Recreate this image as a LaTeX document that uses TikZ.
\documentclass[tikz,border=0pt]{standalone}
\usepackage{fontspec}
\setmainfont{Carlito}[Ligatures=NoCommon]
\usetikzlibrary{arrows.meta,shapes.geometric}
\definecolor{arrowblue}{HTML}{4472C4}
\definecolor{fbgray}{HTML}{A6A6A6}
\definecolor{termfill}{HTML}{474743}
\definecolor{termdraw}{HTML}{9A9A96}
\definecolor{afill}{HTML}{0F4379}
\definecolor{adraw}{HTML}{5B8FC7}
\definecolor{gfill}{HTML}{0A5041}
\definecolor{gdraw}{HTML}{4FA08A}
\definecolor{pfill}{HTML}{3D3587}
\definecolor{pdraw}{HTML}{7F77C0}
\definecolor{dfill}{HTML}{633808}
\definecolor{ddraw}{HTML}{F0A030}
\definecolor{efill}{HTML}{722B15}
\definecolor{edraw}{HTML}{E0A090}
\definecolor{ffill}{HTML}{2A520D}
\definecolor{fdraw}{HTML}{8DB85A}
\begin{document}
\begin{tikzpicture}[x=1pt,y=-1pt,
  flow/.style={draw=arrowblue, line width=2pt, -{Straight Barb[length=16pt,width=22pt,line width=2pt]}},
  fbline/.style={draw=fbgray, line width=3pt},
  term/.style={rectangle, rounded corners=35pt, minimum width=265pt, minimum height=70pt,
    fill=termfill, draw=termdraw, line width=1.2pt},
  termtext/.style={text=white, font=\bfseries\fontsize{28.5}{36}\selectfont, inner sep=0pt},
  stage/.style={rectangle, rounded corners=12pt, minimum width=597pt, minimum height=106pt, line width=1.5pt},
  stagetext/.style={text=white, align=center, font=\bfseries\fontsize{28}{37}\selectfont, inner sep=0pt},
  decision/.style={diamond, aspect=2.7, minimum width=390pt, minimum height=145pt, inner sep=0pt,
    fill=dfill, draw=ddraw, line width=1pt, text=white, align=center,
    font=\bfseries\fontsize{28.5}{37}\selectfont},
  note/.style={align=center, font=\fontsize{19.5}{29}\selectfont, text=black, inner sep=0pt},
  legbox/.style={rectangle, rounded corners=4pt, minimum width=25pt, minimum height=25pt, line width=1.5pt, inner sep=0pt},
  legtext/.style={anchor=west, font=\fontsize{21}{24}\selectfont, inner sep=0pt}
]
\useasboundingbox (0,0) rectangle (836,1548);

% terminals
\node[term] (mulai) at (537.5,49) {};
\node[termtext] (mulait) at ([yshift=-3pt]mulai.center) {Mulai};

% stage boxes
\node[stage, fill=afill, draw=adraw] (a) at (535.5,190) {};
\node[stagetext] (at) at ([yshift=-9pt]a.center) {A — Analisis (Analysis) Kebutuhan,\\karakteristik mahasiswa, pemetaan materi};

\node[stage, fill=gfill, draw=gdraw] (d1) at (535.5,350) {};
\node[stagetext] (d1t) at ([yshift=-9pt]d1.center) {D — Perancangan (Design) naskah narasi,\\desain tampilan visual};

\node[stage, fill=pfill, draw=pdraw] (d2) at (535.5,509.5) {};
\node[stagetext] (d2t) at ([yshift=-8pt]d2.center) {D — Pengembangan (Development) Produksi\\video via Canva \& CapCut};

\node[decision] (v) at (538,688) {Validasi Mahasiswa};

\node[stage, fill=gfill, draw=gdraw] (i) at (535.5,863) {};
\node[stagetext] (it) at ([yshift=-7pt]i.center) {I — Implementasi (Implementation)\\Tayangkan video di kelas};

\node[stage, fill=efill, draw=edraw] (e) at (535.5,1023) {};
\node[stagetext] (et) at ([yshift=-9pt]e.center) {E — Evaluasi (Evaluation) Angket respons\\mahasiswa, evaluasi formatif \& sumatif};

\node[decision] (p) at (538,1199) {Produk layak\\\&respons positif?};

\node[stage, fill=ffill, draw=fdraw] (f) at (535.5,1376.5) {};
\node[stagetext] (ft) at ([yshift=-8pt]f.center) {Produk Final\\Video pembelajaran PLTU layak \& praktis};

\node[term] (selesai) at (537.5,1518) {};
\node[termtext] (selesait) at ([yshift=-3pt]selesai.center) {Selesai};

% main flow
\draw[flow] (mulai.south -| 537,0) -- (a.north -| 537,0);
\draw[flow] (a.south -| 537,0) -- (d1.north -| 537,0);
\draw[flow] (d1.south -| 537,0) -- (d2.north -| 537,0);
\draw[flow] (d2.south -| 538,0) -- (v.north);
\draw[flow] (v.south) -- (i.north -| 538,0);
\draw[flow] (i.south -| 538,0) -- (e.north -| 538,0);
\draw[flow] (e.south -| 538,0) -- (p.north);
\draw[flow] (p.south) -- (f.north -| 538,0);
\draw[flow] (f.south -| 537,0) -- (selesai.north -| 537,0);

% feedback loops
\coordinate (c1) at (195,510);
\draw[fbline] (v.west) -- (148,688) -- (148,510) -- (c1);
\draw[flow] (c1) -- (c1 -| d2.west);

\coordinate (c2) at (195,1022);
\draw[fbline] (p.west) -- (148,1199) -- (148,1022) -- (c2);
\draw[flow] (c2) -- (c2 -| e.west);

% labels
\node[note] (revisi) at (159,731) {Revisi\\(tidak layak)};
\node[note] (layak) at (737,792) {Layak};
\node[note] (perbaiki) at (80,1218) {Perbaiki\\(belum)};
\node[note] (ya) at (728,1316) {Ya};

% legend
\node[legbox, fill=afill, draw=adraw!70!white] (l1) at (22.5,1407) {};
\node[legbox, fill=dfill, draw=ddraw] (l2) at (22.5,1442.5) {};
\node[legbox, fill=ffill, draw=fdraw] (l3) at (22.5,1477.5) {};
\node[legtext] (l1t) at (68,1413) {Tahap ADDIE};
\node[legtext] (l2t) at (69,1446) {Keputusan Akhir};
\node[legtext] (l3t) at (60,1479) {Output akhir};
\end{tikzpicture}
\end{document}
____________
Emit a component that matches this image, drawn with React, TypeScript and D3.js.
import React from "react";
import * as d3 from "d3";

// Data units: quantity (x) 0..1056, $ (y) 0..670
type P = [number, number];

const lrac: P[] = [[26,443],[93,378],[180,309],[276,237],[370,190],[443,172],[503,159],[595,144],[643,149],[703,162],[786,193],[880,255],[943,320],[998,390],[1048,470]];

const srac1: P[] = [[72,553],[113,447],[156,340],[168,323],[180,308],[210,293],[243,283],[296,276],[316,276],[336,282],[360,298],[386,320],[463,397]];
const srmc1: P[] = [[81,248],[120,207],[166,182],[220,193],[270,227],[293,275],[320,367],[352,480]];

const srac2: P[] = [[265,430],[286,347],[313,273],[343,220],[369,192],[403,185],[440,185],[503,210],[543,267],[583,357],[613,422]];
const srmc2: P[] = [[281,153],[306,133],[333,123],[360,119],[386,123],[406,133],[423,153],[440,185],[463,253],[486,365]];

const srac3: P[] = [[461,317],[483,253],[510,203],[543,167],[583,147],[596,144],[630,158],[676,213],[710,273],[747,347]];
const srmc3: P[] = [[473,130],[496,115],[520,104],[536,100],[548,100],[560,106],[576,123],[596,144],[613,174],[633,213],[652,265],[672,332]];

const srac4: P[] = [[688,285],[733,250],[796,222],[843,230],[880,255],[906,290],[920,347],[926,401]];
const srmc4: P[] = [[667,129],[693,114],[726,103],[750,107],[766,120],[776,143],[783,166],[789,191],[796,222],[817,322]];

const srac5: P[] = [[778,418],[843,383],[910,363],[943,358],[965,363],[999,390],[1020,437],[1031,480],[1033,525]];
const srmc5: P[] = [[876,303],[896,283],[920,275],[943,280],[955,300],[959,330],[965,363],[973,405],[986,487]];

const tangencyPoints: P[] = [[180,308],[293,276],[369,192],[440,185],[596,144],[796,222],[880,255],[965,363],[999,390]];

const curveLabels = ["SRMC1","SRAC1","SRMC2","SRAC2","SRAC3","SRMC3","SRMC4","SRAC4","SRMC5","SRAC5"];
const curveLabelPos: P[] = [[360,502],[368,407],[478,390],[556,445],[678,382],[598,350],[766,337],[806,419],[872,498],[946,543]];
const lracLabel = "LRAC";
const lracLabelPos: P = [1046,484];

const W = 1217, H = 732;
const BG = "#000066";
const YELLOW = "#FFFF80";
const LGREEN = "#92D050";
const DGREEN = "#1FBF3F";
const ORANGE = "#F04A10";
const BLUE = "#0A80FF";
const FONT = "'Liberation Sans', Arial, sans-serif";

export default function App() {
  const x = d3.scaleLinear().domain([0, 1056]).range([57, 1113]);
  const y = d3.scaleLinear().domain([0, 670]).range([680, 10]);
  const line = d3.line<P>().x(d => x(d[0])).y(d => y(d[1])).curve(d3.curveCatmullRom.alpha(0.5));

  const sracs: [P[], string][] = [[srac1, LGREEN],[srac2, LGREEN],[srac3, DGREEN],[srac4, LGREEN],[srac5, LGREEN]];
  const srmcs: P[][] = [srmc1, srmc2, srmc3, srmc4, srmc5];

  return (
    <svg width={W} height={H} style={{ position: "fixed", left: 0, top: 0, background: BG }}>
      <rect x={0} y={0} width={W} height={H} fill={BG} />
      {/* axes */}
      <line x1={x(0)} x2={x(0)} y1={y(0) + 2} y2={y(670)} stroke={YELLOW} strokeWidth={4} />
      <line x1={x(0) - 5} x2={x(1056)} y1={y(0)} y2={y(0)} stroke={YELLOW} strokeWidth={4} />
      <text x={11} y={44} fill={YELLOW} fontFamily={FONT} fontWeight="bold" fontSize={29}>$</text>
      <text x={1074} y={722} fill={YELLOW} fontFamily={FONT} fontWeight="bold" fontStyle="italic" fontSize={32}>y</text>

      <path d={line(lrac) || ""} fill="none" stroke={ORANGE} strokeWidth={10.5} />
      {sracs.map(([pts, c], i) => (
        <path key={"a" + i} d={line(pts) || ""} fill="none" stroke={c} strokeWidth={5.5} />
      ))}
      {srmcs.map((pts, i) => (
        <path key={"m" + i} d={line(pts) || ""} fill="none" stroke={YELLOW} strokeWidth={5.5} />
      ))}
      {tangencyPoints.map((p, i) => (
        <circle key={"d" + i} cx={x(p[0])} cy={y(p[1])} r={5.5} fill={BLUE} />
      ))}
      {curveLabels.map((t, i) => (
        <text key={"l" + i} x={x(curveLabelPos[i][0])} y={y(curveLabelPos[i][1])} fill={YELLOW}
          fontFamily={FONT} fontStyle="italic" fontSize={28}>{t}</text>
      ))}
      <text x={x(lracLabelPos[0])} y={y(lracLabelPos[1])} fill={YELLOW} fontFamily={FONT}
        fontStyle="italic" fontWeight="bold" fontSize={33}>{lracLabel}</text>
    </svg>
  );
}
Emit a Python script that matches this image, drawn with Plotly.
____________
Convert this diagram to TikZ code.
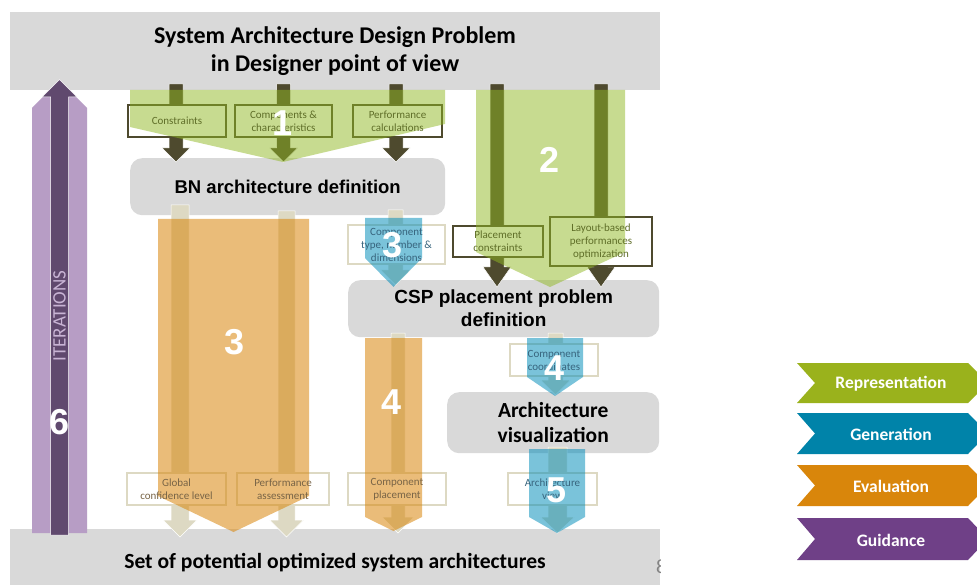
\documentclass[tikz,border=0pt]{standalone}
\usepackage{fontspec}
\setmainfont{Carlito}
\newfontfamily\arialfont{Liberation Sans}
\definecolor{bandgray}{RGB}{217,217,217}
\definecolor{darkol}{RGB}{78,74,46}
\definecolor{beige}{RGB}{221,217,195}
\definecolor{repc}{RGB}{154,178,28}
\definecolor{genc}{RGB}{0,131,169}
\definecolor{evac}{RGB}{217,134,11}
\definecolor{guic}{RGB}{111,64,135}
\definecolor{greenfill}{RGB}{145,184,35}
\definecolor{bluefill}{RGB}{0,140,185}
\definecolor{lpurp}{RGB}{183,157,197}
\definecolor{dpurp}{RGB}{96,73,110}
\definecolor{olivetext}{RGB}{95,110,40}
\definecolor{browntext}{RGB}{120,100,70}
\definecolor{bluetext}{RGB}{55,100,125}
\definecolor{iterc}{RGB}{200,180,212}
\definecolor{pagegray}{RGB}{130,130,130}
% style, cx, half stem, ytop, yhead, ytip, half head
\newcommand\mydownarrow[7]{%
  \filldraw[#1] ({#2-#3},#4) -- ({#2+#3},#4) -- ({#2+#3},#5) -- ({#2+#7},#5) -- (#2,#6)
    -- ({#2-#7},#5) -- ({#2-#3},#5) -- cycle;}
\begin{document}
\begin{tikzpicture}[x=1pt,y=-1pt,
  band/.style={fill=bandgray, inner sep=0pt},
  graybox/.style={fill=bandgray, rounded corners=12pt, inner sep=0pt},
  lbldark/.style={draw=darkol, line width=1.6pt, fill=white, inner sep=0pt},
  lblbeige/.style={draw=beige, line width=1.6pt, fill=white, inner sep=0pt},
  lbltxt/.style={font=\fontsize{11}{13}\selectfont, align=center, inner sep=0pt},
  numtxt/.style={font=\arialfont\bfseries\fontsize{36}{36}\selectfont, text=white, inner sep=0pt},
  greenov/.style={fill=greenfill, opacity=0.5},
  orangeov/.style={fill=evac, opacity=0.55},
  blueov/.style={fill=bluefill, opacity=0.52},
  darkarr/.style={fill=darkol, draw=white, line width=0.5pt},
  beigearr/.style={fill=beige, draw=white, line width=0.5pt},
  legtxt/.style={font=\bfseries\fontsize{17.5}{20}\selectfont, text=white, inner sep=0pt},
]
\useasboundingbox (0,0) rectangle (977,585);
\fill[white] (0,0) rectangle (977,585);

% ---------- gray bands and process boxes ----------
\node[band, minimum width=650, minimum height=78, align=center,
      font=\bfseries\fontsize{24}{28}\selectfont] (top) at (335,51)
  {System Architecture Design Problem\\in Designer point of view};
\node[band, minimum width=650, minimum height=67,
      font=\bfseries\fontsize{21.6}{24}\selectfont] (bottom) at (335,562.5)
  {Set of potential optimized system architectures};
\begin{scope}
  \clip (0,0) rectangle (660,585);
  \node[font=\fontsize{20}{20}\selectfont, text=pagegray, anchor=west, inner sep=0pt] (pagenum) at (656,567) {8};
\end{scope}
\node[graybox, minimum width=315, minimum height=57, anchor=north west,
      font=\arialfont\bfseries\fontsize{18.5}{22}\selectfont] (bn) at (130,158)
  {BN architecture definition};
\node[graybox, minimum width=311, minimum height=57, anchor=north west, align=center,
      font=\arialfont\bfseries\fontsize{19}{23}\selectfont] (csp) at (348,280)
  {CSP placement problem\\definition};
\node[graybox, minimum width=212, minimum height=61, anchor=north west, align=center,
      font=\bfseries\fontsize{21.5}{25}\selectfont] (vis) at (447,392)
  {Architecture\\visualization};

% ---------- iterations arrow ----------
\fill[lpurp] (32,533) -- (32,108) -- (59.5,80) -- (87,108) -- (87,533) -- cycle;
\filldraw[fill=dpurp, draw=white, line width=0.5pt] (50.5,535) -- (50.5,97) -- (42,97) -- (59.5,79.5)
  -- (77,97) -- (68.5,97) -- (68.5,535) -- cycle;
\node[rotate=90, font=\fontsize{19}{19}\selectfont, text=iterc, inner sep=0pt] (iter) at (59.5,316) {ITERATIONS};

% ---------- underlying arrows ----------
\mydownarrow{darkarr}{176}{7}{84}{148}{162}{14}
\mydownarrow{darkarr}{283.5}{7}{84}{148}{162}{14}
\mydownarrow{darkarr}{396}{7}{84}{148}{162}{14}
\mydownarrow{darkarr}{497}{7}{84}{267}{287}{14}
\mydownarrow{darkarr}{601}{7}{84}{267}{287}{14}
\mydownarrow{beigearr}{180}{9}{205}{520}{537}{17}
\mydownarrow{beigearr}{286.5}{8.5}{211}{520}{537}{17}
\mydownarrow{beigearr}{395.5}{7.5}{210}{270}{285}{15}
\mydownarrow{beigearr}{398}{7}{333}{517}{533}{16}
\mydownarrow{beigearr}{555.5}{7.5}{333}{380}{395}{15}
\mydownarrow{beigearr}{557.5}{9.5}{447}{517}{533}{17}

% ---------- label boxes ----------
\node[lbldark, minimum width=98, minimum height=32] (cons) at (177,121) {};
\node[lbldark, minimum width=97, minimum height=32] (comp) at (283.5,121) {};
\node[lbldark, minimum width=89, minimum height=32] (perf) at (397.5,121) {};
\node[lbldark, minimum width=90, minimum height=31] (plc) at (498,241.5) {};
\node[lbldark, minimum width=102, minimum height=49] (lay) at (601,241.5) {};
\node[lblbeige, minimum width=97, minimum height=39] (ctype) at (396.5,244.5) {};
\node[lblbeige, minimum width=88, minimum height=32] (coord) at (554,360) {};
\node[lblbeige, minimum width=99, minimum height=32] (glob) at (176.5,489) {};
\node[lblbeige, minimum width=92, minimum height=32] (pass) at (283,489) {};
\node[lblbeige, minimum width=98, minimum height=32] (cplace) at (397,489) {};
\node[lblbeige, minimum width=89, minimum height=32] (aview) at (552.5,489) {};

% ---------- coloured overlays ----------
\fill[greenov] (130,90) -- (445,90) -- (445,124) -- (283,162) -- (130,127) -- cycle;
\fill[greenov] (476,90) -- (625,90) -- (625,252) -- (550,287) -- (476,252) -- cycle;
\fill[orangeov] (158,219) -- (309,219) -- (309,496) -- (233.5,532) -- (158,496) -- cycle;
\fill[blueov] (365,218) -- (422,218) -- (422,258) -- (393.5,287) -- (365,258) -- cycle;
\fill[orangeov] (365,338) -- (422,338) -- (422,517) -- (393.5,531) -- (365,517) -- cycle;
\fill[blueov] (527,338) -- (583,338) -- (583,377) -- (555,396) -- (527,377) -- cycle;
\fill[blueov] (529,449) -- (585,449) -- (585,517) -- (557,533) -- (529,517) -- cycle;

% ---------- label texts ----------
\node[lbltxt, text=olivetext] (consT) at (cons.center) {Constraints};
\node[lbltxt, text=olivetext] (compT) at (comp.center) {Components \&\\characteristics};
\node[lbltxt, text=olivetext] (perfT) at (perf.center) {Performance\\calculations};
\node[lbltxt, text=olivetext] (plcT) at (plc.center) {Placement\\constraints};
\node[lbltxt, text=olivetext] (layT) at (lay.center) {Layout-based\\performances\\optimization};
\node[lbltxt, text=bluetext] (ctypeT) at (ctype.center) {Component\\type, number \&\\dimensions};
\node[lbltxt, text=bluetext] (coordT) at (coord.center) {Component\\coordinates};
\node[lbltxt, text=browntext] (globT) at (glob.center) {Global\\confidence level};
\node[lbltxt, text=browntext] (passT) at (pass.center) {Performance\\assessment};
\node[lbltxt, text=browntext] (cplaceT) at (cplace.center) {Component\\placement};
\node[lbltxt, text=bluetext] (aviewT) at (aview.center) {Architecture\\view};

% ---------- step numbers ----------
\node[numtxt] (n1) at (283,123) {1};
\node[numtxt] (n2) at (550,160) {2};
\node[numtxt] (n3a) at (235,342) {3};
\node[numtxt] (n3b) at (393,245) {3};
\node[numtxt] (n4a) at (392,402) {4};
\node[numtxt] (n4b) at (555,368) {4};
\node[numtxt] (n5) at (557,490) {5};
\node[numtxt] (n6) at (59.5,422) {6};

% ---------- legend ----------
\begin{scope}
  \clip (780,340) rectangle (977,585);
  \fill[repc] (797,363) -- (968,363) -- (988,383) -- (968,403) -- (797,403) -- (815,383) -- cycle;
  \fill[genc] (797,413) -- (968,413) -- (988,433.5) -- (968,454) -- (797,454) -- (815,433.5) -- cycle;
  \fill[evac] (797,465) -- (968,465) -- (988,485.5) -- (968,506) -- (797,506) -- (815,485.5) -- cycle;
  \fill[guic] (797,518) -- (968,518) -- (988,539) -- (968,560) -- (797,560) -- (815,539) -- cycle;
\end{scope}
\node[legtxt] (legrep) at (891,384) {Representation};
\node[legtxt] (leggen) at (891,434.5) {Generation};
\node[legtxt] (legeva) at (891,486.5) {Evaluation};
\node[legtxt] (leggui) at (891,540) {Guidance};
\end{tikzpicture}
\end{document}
____________
● **PROBLEM TO SOLVE**: Extract only the lines from the line with "Emit a component" through the line with "const srmc4: P[]", keeping both end lines exactly as they are.

● **PROBLEM SOLUTION**:
Emit a component that matches this image, drawn with React, TypeScript and D3.js.
import React from "react";
import * as d3 from "d3";

// Data units: quantity (x) 0..1056, $ (y) 0..670
type P = [number, number];

const lrac: P[] = [[26,443],[93,378],[180,309],[276,237],[370,190],[443,172],[503,159],[595,144],[643,149],[703,162],[786,193],[880,255],[943,320],[998,390],[1048,470]];

const srac1: P[] = [[72,553],[113,447],[156,340],[168,323],[180,308],[210,293],[243,283],[296,276],[316,276],[336,282],[360,298],[386,320],[463,397]];
const srmc1: P[] = [[81,248],[120,207],[166,182],[220,193],[270,227],[293,275],[320,367],[352,480]];

const srac2: P[] = [[265,430],[286,347],[313,273],[343,220],[369,192],[403,185],[440,185],[503,210],[543,267],[583,357],[613,422]];
const srmc2: P[] = [[281,153],[306,133],[333,123],[360,119],[386,123],[406,133],[423,153],[440,185],[463,253],[486,365]];

const srac3: P[] = [[461,317],[483,253],[510,203],[543,167],[583,147],[596,144],[630,158],[676,213],[710,273],[747,347]];
const srmc3: P[] = [[473,130],[496,115],[520,104],[536,100],[548,100],[560,106],[576,123],[596,144],[613,174],[633,213],[652,265],[672,332]];

const srac4: P[] = [[688,285],[733,250],[796,222],[843,230],[880,255],[906,290],[920,347],[926,401]];
const srmc4: P[] = [[667,129],[693,114],[726,103],[750,107],[766,120],[776,143],[783,166],[789,191],[796,222],[817,322]];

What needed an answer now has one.